- [Exercise requirements]:
Each record below should be output verbatim, without pictures.

— begin Dataset entries —

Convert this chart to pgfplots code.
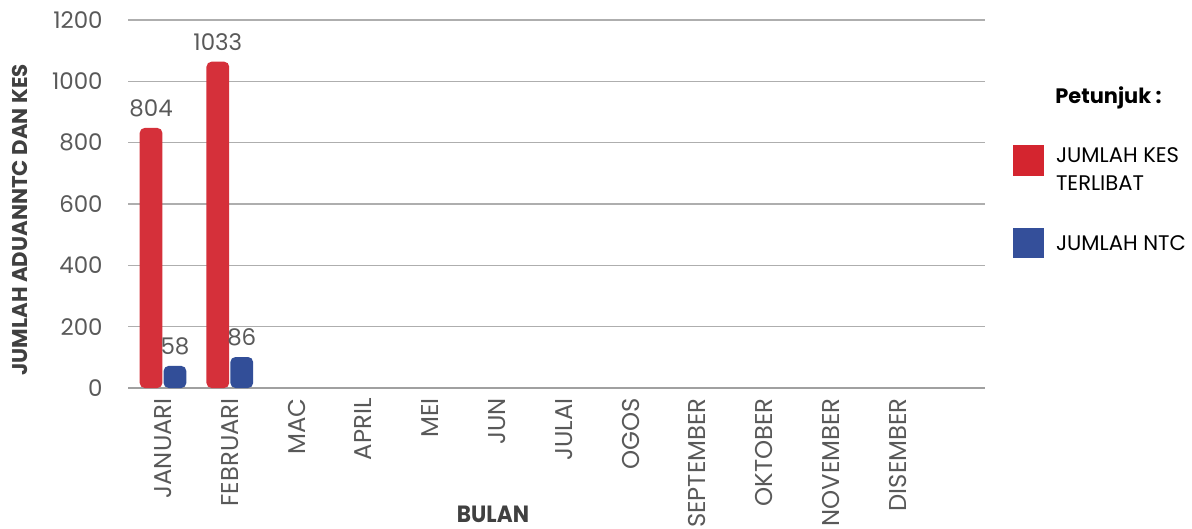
\documentclass[border=0pt]{standalone}
\usepackage{pgfplots}
\usepackage{pgfplotstable}
\pgfplotsset{compat=1.18}
\usepackage{fontspec}
\setmainfont{Poppins}
\definecolor{kesred}{HTML}{D5303A}
\definecolor{ntcblue}{HTML}{324E98}
\definecolor{legred}{HTML}{D4252F}
\definecolor{legblue}{HTML}{344F9A}
\definecolor{ticktext}{HTML}{595959}
\definecolor{gridgray}{HTML}{AEAEAE}
\definecolor{axisgray}{HTML}{A0A0A0}
\definecolor{labtext}{HTML}{404040}
\pgfplotstableread{
x y lab
0 848 804
1 1064 1033
}\kesdata
\pgfplotstableread{
x y lab
0 72 58
1 101 86
}\ntcdata
\begin{document}
\begin{tikzpicture}
\useasboundingbox (0,0) rectangle (596bp,264.5bp);
\begin{axis}[
  at={(64bp,70.5bp)}, anchor=south west,
  scale only axis, width=428.5bp, height=184bp,
  xmin=-0.524, xmax=12.305, ymin=0, ymax=1200,
  axis x line*=bottom, axis y line*=left,
  y axis line style={draw=none},
  x axis line style={draw=axisgray, line width=1.1bp},
  ytick={0,200,...,1200},
  xtick={0,...,11},
  xticklabels={JANUARI,FEBRUARI,MAC,APRIL,MEI,JUN,JULAI,OGOS,SEPTEMBER,OKTOBER,NOVEMBER,DISEMBER},
  major tick length=0pt,
  ymajorgrids, grid style={draw=gridgray, line width=0.6bp},
  /pgf/number format/assume math mode=true,
  /pgf/number format/1000 sep={},
  yticklabel style={font=\fontsize{11.5}{13}\selectfont, text=ticktext, anchor=east, inner sep=0pt, xshift=-12.5bp},
  xticklabel style={font=\fontsize{12.2}{14}\selectfont, text=ticktext, rotate=90, anchor=east, inner sep=0pt, xshift=-5bp},
  clip=false,
  ybar=0.6bp, bar width=0.34,
  nodes near coords,
  point meta=explicit symbolic,
  every node near coord/.append style={font=\fontsize{11.5}{13}\selectfont, text=ticktext, anchor=south, yshift=2bp},
]
\addplot[fill=kesred, draw=none, rounded corners=2.5bp] table[x=x, y=y, meta=lab]{\kesdata};
\addplot[fill=ntcblue, draw=none, rounded corners=2.5bp] table[x=x, y=y, meta=lab]{\ntcdata};
\end{axis}
\node[rotate=90, font=\bfseries\fontsize{10.7}{13}\selectfont, text=labtext] at (10bp,154.5bp) {JUMLAH ADUANNTC DAN KES};
\node[font=\bfseries\fontsize{11.8}{13}\selectfont, text=labtext, anchor=base, xscale=0.92, inner sep=0pt] at (246.5bp,3.2bp) {BULAN};
\node[font=\bfseries\fontsize{10.5}{12}\selectfont, anchor=west, inner sep=0pt] at (527.5bp,215.5bp) {Petunjuk :};
\fill[legred] (506.3bp,176.5bp) rectangle (522bp,192bp);
\node[font=\fontsize{10.6}{14}\selectfont, anchor=west, inner sep=0pt, align=left] at (527.8bp,180bp) {JUMLAH KES\\TERLIBAT};
\fill[legblue] (506.3bp,135.5bp) rectangle (522bp,150.7bp);
\node[font=\fontsize{10.6}{14}\selectfont, anchor=west, inner sep=0pt] at (527.8bp,143bp) {JUMLAH NTC};
\end{tikzpicture}
\end{document}
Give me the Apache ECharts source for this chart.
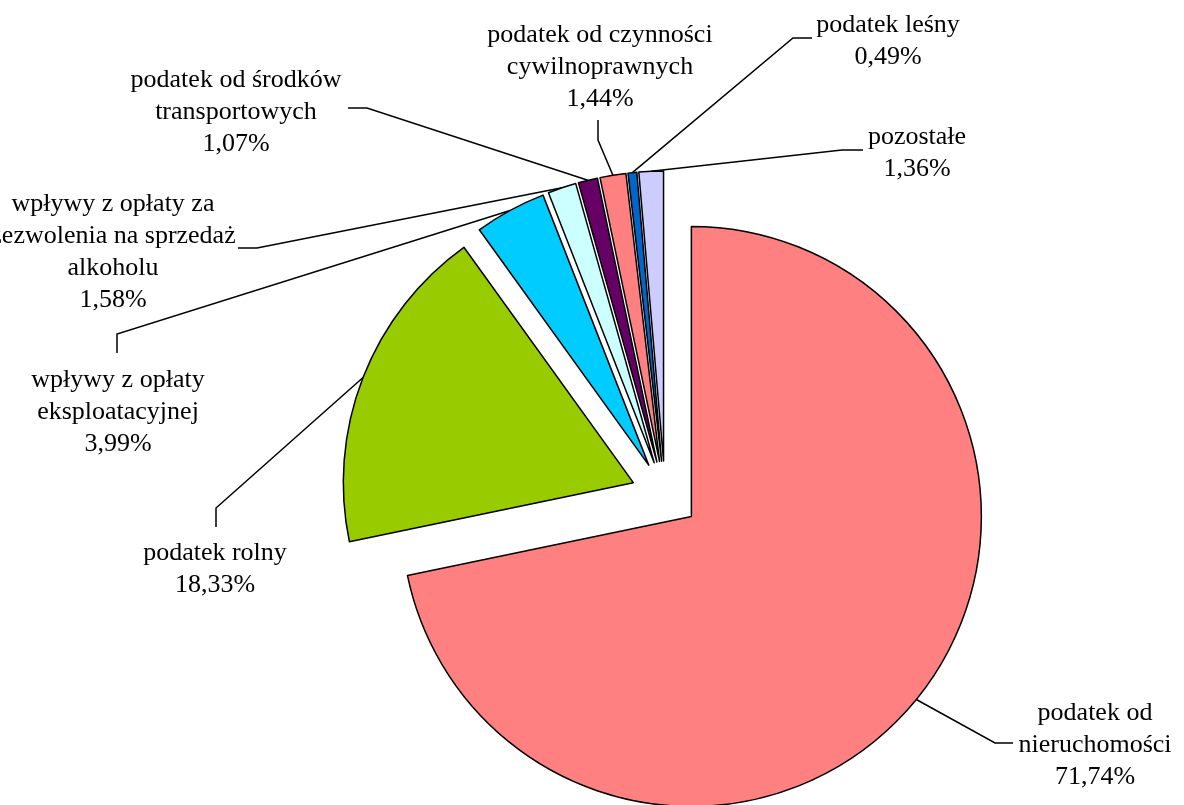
<!DOCTYPE html>
<html><head><meta charset="utf-8">
<script src="https://cdn.jsdelivr.net/npm/echarts/dist/echarts.min.js"></script>
<style>html,body{margin:0;padding:0;background:#fff}#c{width:1184px;height:805px}</style>
</head><body><div id="c"></div>
<script>
const categories = ['podatek od nieruchomości','podatek rolny','wpływy z opłaty eksploatacyjnej','wpływy z opłaty za zezwolenia na sprzedaż alkoholu','podatek od środków transportowych','podatek od czynności cywilnoprawnych','podatek leśny','pozostałe'];
const shares = [71.74, 18.33, 3.99, 1.58, 1.07, 1.44, 0.49, 1.36];
const labelNames = ['podatek od\nnieruchomości','podatek rolny','wpływy z opłaty\neksploatacyjnej','wpływy z opłaty za\nzezwolenia na sprzedaż\nalkoholu','podatek od środków\ntransportowych','podatek od czynności\ncywilnoprawnych','podatek leśny','pozostałe'];
const colors = ['#FF8080','#99CC00','#00CCFF','#CCFFFF','#660066','#FF8080','#0066CC','#CCCCFF'];
// label block centres and leader-line bend/end points (layout only)
const labelPos = [[1095,745],[215,569],[118,412],[113,252],[236,112],[600,67],[888,41],[917,153]];
const leaderPts = [
  [[995,743],[1013,743]],
  [[216,508],[216,527]],
  [[117,334],[117,353]],
  [[257,248],[238,248]],
  [[367,108],[348,108]],
  [[598,140],[598,120]],
  [[793,38],[812,38]],
  [[842,150],[863,150]]
];
const PIE_CENTER = [665, 495], PIE_R = 290, EXPLODE = 34;
const fmt = v => v.toFixed(2).replace('.', ',') + '%';
const pieData = categories.map((n, i) => ({ name: n, value: shares[i] }));
const chart = echarts.init(document.getElementById('c'));
chart.setOption({
  animation: false,
  backgroundColor: '#fff',
  series: [{
    type: 'pie',
    center: PIE_CENTER,
    radius: PIE_R,
    startAngle: 90,
    clockwise: true,
    selectedMode: 'multiple',
    selectedOffset: EXPLODE,
    silent: true,
    itemStyle: { borderColor: '#000', borderWidth: 1.5 },
    label: { show: false },
    labelLine: { show: false },
    emphasis: { disabled: true },
    data: pieData.map((d, i) => ({ ...d, selected: true, itemStyle: { color: colors[i] } }))
  }, {
    // label carrier: same slices, radius reaching the exploded arcs, no fill
    type: 'pie',
    center: PIE_CENTER,
    radius: PIE_R + EXPLODE,
    startAngle: 90,
    clockwise: true,
    silent: true,
    avoidLabelOverlap: false,
    itemStyle: { color: 'rgba(0,0,0,0)', borderWidth: 0 },
    label: {
      show: true, position: 'outside', color: '#000',
      fontFamily: 'Liberation Serif', fontSize: 26, lineHeight: 32, align: 'center',
      formatter: p => labelNames[p.dataIndex] + '\n' + fmt(p.value)
    },
    labelLine: { show: true, smooth: false, lineStyle: { color: '#000', width: 1.5 } },
    labelLayout: function (params) {
      const i = params.dataIndex;
      return {
        x: labelPos[i][0], y: labelPos[i][1], align: 'center', verticalAlign: 'middle',
        labelLinePoints: [params.labelLinePoints[0], leaderPts[i][0], leaderPts[i][1]]
      };
    },
    emphasis: { disabled: true },
    data: pieData
  }]
});
</script></body></html>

— end Dataset entries —

- [Solved problem]:
Convert this chart to pgfplots code.
\documentclass[border=0pt]{standalone}
\usepackage{pgfplots}
\usepackage{pgfplotstable}
\pgfplotsset{compat=1.18}
\usepackage{fontspec}
\setmainfont{Poppins}
\definecolor{kesred}{HTML}{D5303A}
\definecolor{ntcblue}{HTML}{324E98}
\definecolor{legred}{HTML}{D4252F}
\definecolor{legblue}{HTML}{344F9A}
\definecolor{ticktext}{HTML}{595959}
\definecolor{gridgray}{HTML}{AEAEAE}
\definecolor{axisgray}{HTML}{A0A0A0}
\definecolor{labtext}{HTML}{404040}
\pgfplotstableread{
x y lab
0 848 804
1 1064 1033
}\kesdata
\pgfplotstableread{
x y lab
0 72 58
1 101 86
}\ntcdata
\begin{document}
\begin{tikzpicture}
\useasboundingbox (0,0) rectangle (596bp,264.5bp);
\begin{axis}[
  at={(64bp,70.5bp)}, anchor=south west,
  scale only axis, width=428.5bp, height=184bp,
  xmin=-0.524, xmax=12.305, ymin=0, ymax=1200,
  axis x line*=bottom, axis y line*=left,
  y axis line style={draw=none},
  x axis line style={draw=axisgray, line width=1.1bp},
  ytick={0,200,...,1200},
  xtick={0,...,11},
  xticklabels={JANUARI,FEBRUARI,MAC,APRIL,MEI,JUN,JULAI,OGOS,SEPTEMBER,OKTOBER,NOVEMBER,DISEMBER},
  major tick length=0pt,
  ymajorgrids, grid style={draw=gridgray, line width=0.6bp},
  /pgf/number format/assume math mode=true,
  /pgf/number format/1000 sep={},
  yticklabel style={font=\fontsize{11.5}{13}\selectfont, text=ticktext, anchor=east, inner sep=0pt, xshift=-12.5bp},
  xticklabel style={font=\fontsize{12.2}{14}\selectfont, text=ticktext, rotate=90, anchor=east, inner sep=0pt, xshift=-5bp},
  clip=false,
  ybar=0.6bp, bar width=0.34,
  nodes near coords,
  point meta=explicit symbolic,
  every node near coord/.append style={font=\fontsize{11.5}{13}\selectfont, text=ticktext, anchor=south, yshift=2bp},
]
\addplot[fill=kesred, draw=none, rounded corners=2.5bp] table[x=x, y=y, meta=lab]{\kesdata};
\addplot[fill=ntcblue, draw=none, rounded corners=2.5bp] table[x=x, y=y, meta=lab]{\ntcdata};
\end{axis}
\node[rotate=90, font=\bfseries\fontsize{10.7}{13}\selectfont, text=labtext] at (10bp,154.5bp) {JUMLAH ADUANNTC DAN KES};
\node[font=\bfseries\fontsize{11.8}{13}\selectfont, text=labtext, anchor=base, xscale=0.92, inner sep=0pt] at (246.5bp,3.2bp) {BULAN};
\node[font=\bfseries\fontsize{10.5}{12}\selectfont, anchor=west, inner sep=0pt] at (527.5bp,215.5bp) {Petunjuk :};
\fill[legred] (506.3bp,176.5bp) rectangle (522bp,192bp);
\node[font=\fontsize{10.6}{14}\selectfont, anchor=west, inner sep=0pt, align=left] at (527.8bp,180bp) {JUMLAH KES\\TERLIBAT};
\fill[legblue] (506.3bp,135.5bp) rectangle (522bp,150.7bp);
\node[font=\fontsize{10.6}{14}\selectfont, anchor=west, inner sep=0pt] at (527.8bp,143bp) {JUMLAH NTC};
\end{tikzpicture}
\end{document}
Give me the Apache ECharts source for this chart.
<!DOCTYPE html>
<html><head><meta charset="utf-8">
<script src="https://cdn.jsdelivr.net/npm/echarts/dist/echarts.min.js"></script>
<style>html,body{margin:0;padding:0;background:#fff}#c{width:1184px;height:805px}</style>
</head><body><div id="c"></div>
<script>
const categories = ['podatek od nieruchomości','podatek rolny','wpływy z opłaty eksploatacyjnej','wpływy z opłaty za zezwolenia na sprzedaż alkoholu','podatek od środków transportowych','podatek od czynności cywilnoprawnych','podatek leśny','pozostałe'];
const shares = [71.74, 18.33, 3.99, 1.58, 1.07, 1.44, 0.49, 1.36];
const labelNames = ['podatek od\nnieruchomości','podatek rolny','wpływy z opłaty\neksploatacyjnej','wpływy z opłaty za\nzezwolenia na sprzedaż\nalkoholu','podatek od środków\ntransportowych','podatek od czynności\ncywilnoprawnych','podatek leśny','pozostałe'];
const colors = ['#FF8080','#99CC00','#00CCFF','#CCFFFF','#660066','#FF8080','#0066CC','#CCCCFF'];
// label block centres and leader-line bend/end points (layout only)
const labelPos = [[1095,745],[215,569],[118,412],[113,252],[236,112],[600,67],[888,41],[917,153]];
const leaderPts = [
  [[995,743],[1013,743]],
  [[216,508],[216,527]],
  [[117,334],[117,353]],
  [[257,248],[238,248]],
  [[367,108],[348,108]],
  [[598,140],[598,120]],
  [[793,38],[812,38]],
  [[842,150],[863,150]]
];
const PIE_CENTER = [665, 495], PIE_R = 290, EXPLODE = 34;
const fmt = v => v.toFixed(2).replace('.', ',') + '%';
const pieData = categories.map((n, i) => ({ name: n, value: shares[i] }));
const chart = echarts.init(document.getElementById('c'));
chart.setOption({
  animation: false,
  backgroundColor: '#fff',
  series: [{
    type: 'pie',
    center: PIE_CENTER,
    radius: PIE_R,
    startAngle: 90,
    clockwise: true,
    selectedMode: 'multiple',
    selectedOffset: EXPLODE,
    silent: true,
    itemStyle: { borderColor: '#000', borderWidth: 1.5 },
    label: { show: false },
    labelLine: { show: false },
    emphasis: { disabled: true },
    data: pieData.map((d, i) => ({ ...d, selected: true, itemStyle: { color: colors[i] } }))
  }, {
    // label carrier: same slices, radius reaching the exploded arcs, no fill
    type: 'pie',
    center: PIE_CENTER,
    radius: PIE_R + EXPLODE,
    startAngle: 90,
    clockwise: true,
    silent: true,
    avoidLabelOverlap: false,
    itemStyle: { color: 'rgba(0,0,0,0)', borderWidth: 0 },
    label: {
      show: true, position: 'outside', color: '#000',
      fontFamily: 'Liberation Serif', fontSize: 26, lineHeight: 32, align: 'center',
      formatter: p => labelNames[p.dataIndex] + '\n' + fmt(p.value)
    },
    labelLine: { show: true, smooth: false, lineStyle: { color: '#000', width: 1.5 } },
    labelLayout: function (params) {
      const i = params.dataIndex;
      return {
        x: labelPos[i][0], y: labelPos[i][1], align: 'center', verticalAlign: 'middle',
        labelLinePoints: [params.labelLinePoints[0], leaderPts[i][0], leaderPts[i][1]]
      };
    },
    emphasis: { disabled: true },
    data: pieData
  }]
});
</script></body></html>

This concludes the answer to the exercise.